Estas posiciones y tendencias han sido provechosas para lo que pudiera llamarse la integración de una conciencia nacional, pero nos han impedido una visión histórica y un estudio objetivo sobre todo de la figura de Cortés. Se escribe sobre él para exaltarlo o para deturparlo, para tironearlo hacia tendencias políticas, y muy raramente para conocerlo y explicarlo. Quienes lo describen como un aventurero, agresivo, mujeriego, sifilítico, asesino de su primera mujer, codicioso, rapaz, criminal y responsable de crueldades y matanzas, pueden tener razón en parte. Y quienes lo pintan como un héroe que realizó la hazaña de la conquista con unos cientos de españoles, un cruzado que hizo posible la implantación del cristianismo, un civilizador que trajo a México la lengua y las instituciones españolas, propagó los cultivos, los ganados y las industrias, descubrió la Baja California, escribió un relato magistral de su conquista y sufrió envidias e ingratitudes, también pueden tener razón en parte.

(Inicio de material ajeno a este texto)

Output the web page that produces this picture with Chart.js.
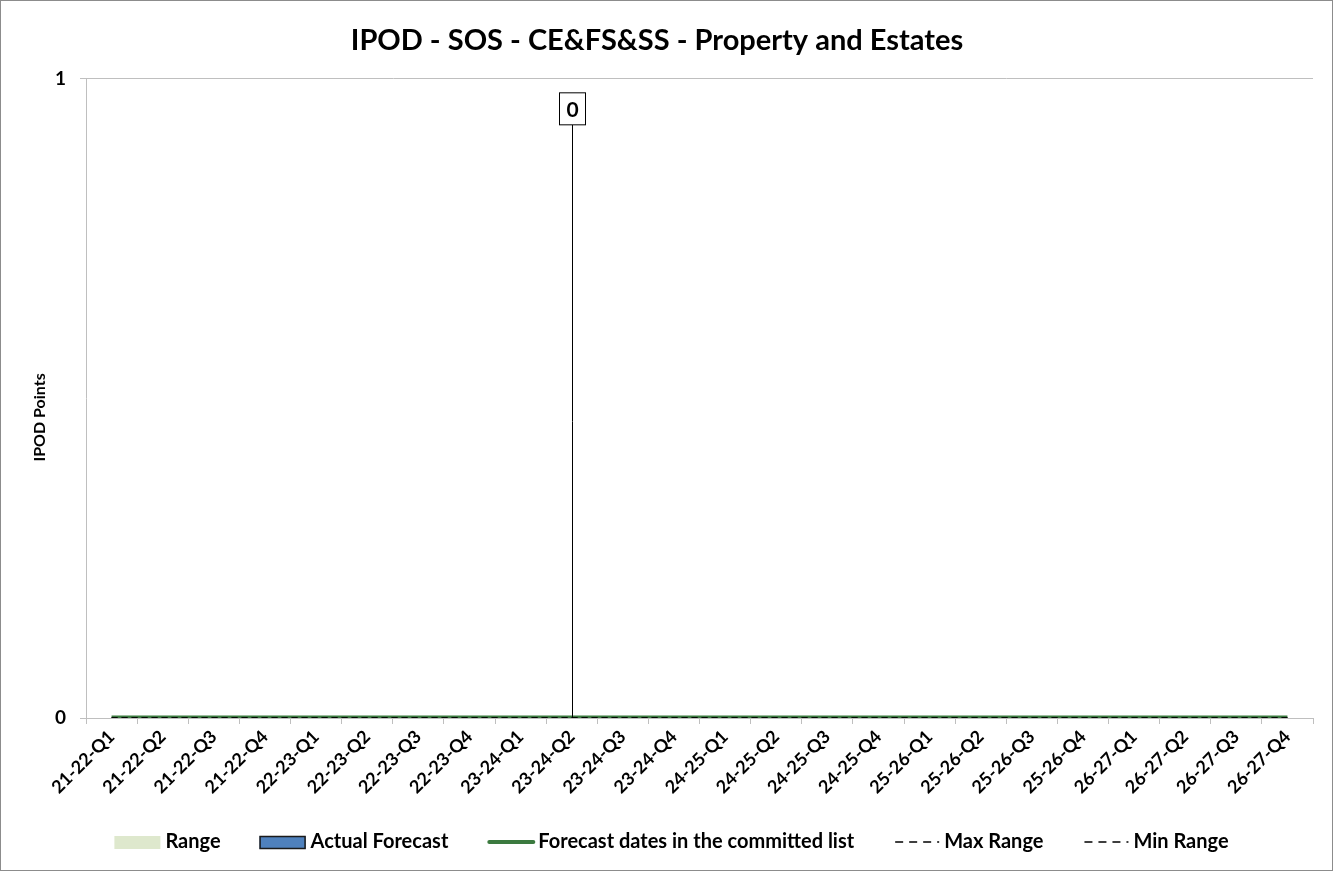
<!DOCTYPE html>
<html>
<head>
<meta charset="utf-8">
<title>IPOD - SOS - CE&amp;FS&amp;SS - Property and Estates</title>
<script src="https://cdn.jsdelivr.net/npm/chart.js@4.4.1/dist/chart.umd.min.js"></script>
<style>
    html, body { margin: 0; padding: 0; background: #fff; }
    #wrap { width: 1333px; height: 871px; box-sizing: border-box; border: 1px solid #8c8c8c; }
    canvas { display: block; }
</style>
</head>
<body>
<div id="wrap"><canvas id="chart" width="1331" height="869"></canvas></div>
<script>
// Quarters on the x axis
const quarters = [
    '21-22-Q1', '21-22-Q2', '21-22-Q3', '21-22-Q4',
    '22-23-Q1', '22-23-Q2', '22-23-Q3', '22-23-Q4',
    '23-24-Q1', '23-24-Q2', '23-24-Q3', '23-24-Q4',
    '24-25-Q1', '24-25-Q2', '24-25-Q3', '24-25-Q4',
    '25-26-Q1', '25-26-Q2', '25-26-Q3', '25-26-Q4',
    '26-27-Q1', '26-27-Q2', '26-27-Q3', '26-27-Q4'
];

// Series values (all read as zero from the picture)
const rangeValues     = [0, 0, 0, 0, 0, 0, 0, 0, 0, 0, 0, 0, 0, 0, 0, 0, 0, 0, 0, 0, 0, 0, 0, 0];
const actualForecast  = [0, 0, 0, 0, 0, 0, 0, 0, 0, 0, 0, 0, 0, 0, 0, 0, 0, 0, 0, 0, 0, 0, 0, 0];
const committedDates  = [0, 0, 0, 0, 0, 0, 0, 0, 0, 0, 0, 0, 0, 0, 0, 0, 0, 0, 0, 0, 0, 0, 0, 0];
const maxRange        = [0, 0, 0, 0, 0, 0, 0, 0, 0, 0, 0, 0, 0, 0, 0, 0, 0, 0, 0, 0, 0, 0, 0, 0];
const minRange        = [0, 0, 0, 0, 0, 0, 0, 0, 0, 0, 0, 0, 0, 0, 0, 0, 0, 0, 0, 0, 0, 0, 0, 0];

// Y axis ticks
const yTicks = [0, 1];

// Current quarter marker
const markerQuarter = '23-24-Q2';
const markerTop = 0.928;
const markerLabel = '0';

const FONT = 'Lato, "Open Sans", "DejaVu Sans", sans-serif';

Chart.defaults.font.family = FONT;
Chart.defaults.color = '#000';

/**
 * Vertical line + boxed label for the current quarter
 */
const markerPlugin = {
    id: 'quarterMarker',
    afterDatasetsDraw(chart) {
        const { ctx } = chart;
        const x = chart.scales.x;
        const y = chart.scales.y;
        const px = Math.round(x.getPixelForValue(quarters.indexOf(markerQuarter))) + 0.5;
        const yBase = y.getPixelForValue(0);
        const yTop = y.getPixelForValue(markerTop);

        ctx.save();
        ctx.strokeStyle = '#000';
        ctx.lineWidth = 1;
        ctx.beginPath();
        ctx.moveTo(px, yBase);
        ctx.lineTo(px, yTop);
        ctx.stroke();

        // label box
        const w = 26, h = 32;
        ctx.fillStyle = '#fff';
        ctx.fillRect(px - w / 2, yTop - h, w, h);
        ctx.strokeRect(px - w / 2, yTop - h, w, h);
        ctx.fillStyle = '#000';
        ctx.font = 'bold 21px ' + FONT;
        ctx.textAlign = 'center';
        ctx.textBaseline = 'middle';
        ctx.fillText(markerLabel, px, yTop - h / 2 + 1);
        ctx.restore();
    }
};

/**
 * Y axis title, drawn a little below the plot centre like the original
 */
const yTitlePlugin = {
    id: 'yTitle',
    afterDraw(chart) {
        const { ctx, chartArea } = chart;
        ctx.save();
        ctx.translate(39, (chartArea.top + chartArea.bottom) / 2 + 19);
        ctx.rotate(-Math.PI / 2);
        ctx.font = 'bold 16px ' + FONT;
        ctx.fillStyle = '#000';
        ctx.textAlign = 'center';
        ctx.textBaseline = 'middle';
        ctx.fillText('IPOD Points', 0, 0);
        ctx.restore();
    }
};

/**
 * Bottom legend drawn on the canvas (box / line / dashed samples)
 */
const legendPlugin = {
    id: 'bottomLegend',
    afterDraw(chart) {
        const { ctx } = chart;
        const sampleW = 46, textGap = 5, itemGap = 39;
        const cy = 841;
        ctx.save();
        ctx.font = 'bold 20px ' + FONT;
        ctx.textBaseline = 'middle';
        ctx.textAlign = 'left';

        const items = chart.data.datasets.map(ds => ({
            ds: ds,
            textW: ctx.measureText(ds.label).width
        }));
        const total = items.reduce((s, it) => s + sampleW + textGap + it.textW, 0) + itemGap * (items.length - 1);
        let xPos = chart.width / 2 - total / 2 + 5;

        items.forEach(it => {
            const ds = it.ds;
            if (ds.legendKind === 'box') {
                ctx.fillStyle = ds.backgroundColor;
                ctx.fillRect(xPos, cy - 6, sampleW, 13);
                if (ds.borderWidth) {
                    ctx.strokeStyle = ds.borderColor;
                    ctx.lineWidth = 1.5;
                    ctx.strokeRect(xPos + 0.5, cy - 5.5, sampleW - 1, 12);
                }
            } else {
                ctx.strokeStyle = ds.borderColor;
                ctx.lineWidth = ds.legendKind === 'dash' ? 1.5 : 4;
                ctx.lineCap = ds.legendKind === 'dash' ? 'butt' : 'round';
                ctx.setLineDash(ds.legendKind === 'dash' ? [8, 6] : []);
                ctx.beginPath();
                ctx.moveTo(xPos + 2, cy);
                ctx.lineTo(xPos + sampleW, cy);
                ctx.stroke();
                ctx.setLineDash([]);
            }
            ctx.fillStyle = '#000';
            ctx.fillText(ds.label, xPos + sampleW + textGap, cy);
            xPos += sampleW + textGap + it.textW + itemGap;
        });
        ctx.restore();
    }
};

const ctx = document.getElementById('chart').getContext('2d');

new Chart(ctx, {
    data: {
        labels: quarters,
        datasets: [
            {
                type: 'line',
                label: 'Range',
                legendKind: 'box',
                data: rangeValues,
                backgroundColor: '#DEE8CD',
                borderWidth: 0,
                fill: 'origin',
                pointRadius: 0,
                order: 5
            },
            {
                type: 'bar',
                label: 'Actual Forecast',
                legendKind: 'box',
                data: actualForecast,
                backgroundColor: '#4F81BD',
                borderColor: '#1a1a1a',
                borderWidth: 1,
                order: 4
            },
            {
                type: 'line',
                label: 'Forecast dates in the committed list',
                legendKind: 'line',
                data: committedDates,
                borderColor: '#3B7A3F',
                borderWidth: 5,
                pointRadius: 0,
                fill: false,
                order: 3
            },
            {
                type: 'line',
                label: 'Max Range',
                legendKind: 'dash',
                data: maxRange,
                borderColor: '#000',
                borderWidth: 1.5,
                borderDash: [6, 4],
                pointRadius: 0,
                fill: false,
                order: 2
            },
            {
                type: 'line',
                label: 'Min Range',
                legendKind: 'dash',
                data: minRange,
                borderColor: '#000',
                borderWidth: 1.5,
                borderDash: [6, 4],
                pointRadius: 0,
                fill: false,
                order: 1
            }
        ]
    },
    options: {
        responsive: false,
        animation: false,
        layout: {
            padding: { top: 0, left: 0, right: 19, bottom: 52 }
        },
        plugins: {
            legend: { display: false },
            tooltip: { enabled: false },
            title: {
                display: true,
                text: 'IPOD - SOS - CE&FS&SS - Property and Estates',
                font: { size: 29, weight: 'bold' },
                color: '#000',
                padding: { top: 22, bottom: 21 }
            }
        },
        scales: {
            x: {
                type: 'category',
                offset: true,
                grid: {
                    offset: true,
                    drawOnChartArea: false,
                    color: '#BFBFBF',
                    tickLength: 6
                },
                border: { color: '#BFBFBF' },
                ticks: {
                    autoSkip: false,
                    minRotation: 45,
                    maxRotation: 45,
                    padding: 2,
                    font: { size: 18, weight: 'bold' }
                },
                afterFit(scale) {
                    scale.height = 100;
                }
            },
            y: {
                min: 0,
                max: 1,
                afterBuildTicks(scale) {
                    scale.ticks = yTicks.map(v => ({ value: v }));
                },
                grid: {
                    color: '#BFBFBF',
                    tickLength: 6
                },
                border: { color: '#BFBFBF' },
                ticks: {
                    padding: 14,
                    font: { size: 19, weight: 'bold' }
                },
                afterFit(scale) {
                    scale.width = 85;
                }
            }
        }
    },
    plugins: [markerPlugin, yTitlePlugin, legendPlugin]
});
</script>
</body>
</html>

Pero el hecho es que, frente a las visiones parciales, la personalidad real de Cortés se forma precisamente con un tramado de las acciones positivas y las negativas; y que, cualesquiera que hayan sido los recursos que empleó, el resultado de la conquista que acaudilló y de las fundaciones que hizo fue la creación de una nueva nación de la que somos herederos y a la que pertenecemos los mexicanos. Y es un hecho también que en la conquista realizaron hechos heroicos, cobardías y traiciones ambos contendientes; que aprovechando las enemistades de numerosos pueblos indígenas contra la tiranía de los aztecas, Cortés maniobró para que la conquista la hicieran prácticamente los mismos indígenas, conducidos por los españoles; y que si hubo vencedores y vencidos, y aquellos fueron con pocas excepciones, violentos y rapaces, y estos sojuzgados y explotados, para honor de los primeros existió una vigorosa corriente de protección al indígena, de denuncia airada de abusos y crímenes y un constante aunque insuficiente empeño por implantar instituciones y preceptos justicieros.

Mucho se ha avanzado en el conocimiento histórico de la conquista, del mundo indígena y en general del siglo xvi, mientras que la figura de Cortés, aun después de cinco siglos de su nacimiento, con señaladas salvedades, sigue en poder de las facciones. Puesto que los mexicanos somos herederos de las dos ramas de nuestros abuelos, es deseable hacer un esfuerzo por conocer completa la personalidad de quien nos dio esta doble ascendencia. Acaso alguna vez consigamos librarlo de las ideologías y estudiarlo con la cruel objetividad de la historia, para descubrir, con luces y sombras, una personalidad excepcional.

Ignorar o mutilar la historia no la cambia. Los tercos hechos siguen allí esperando ser conocidos y explicados.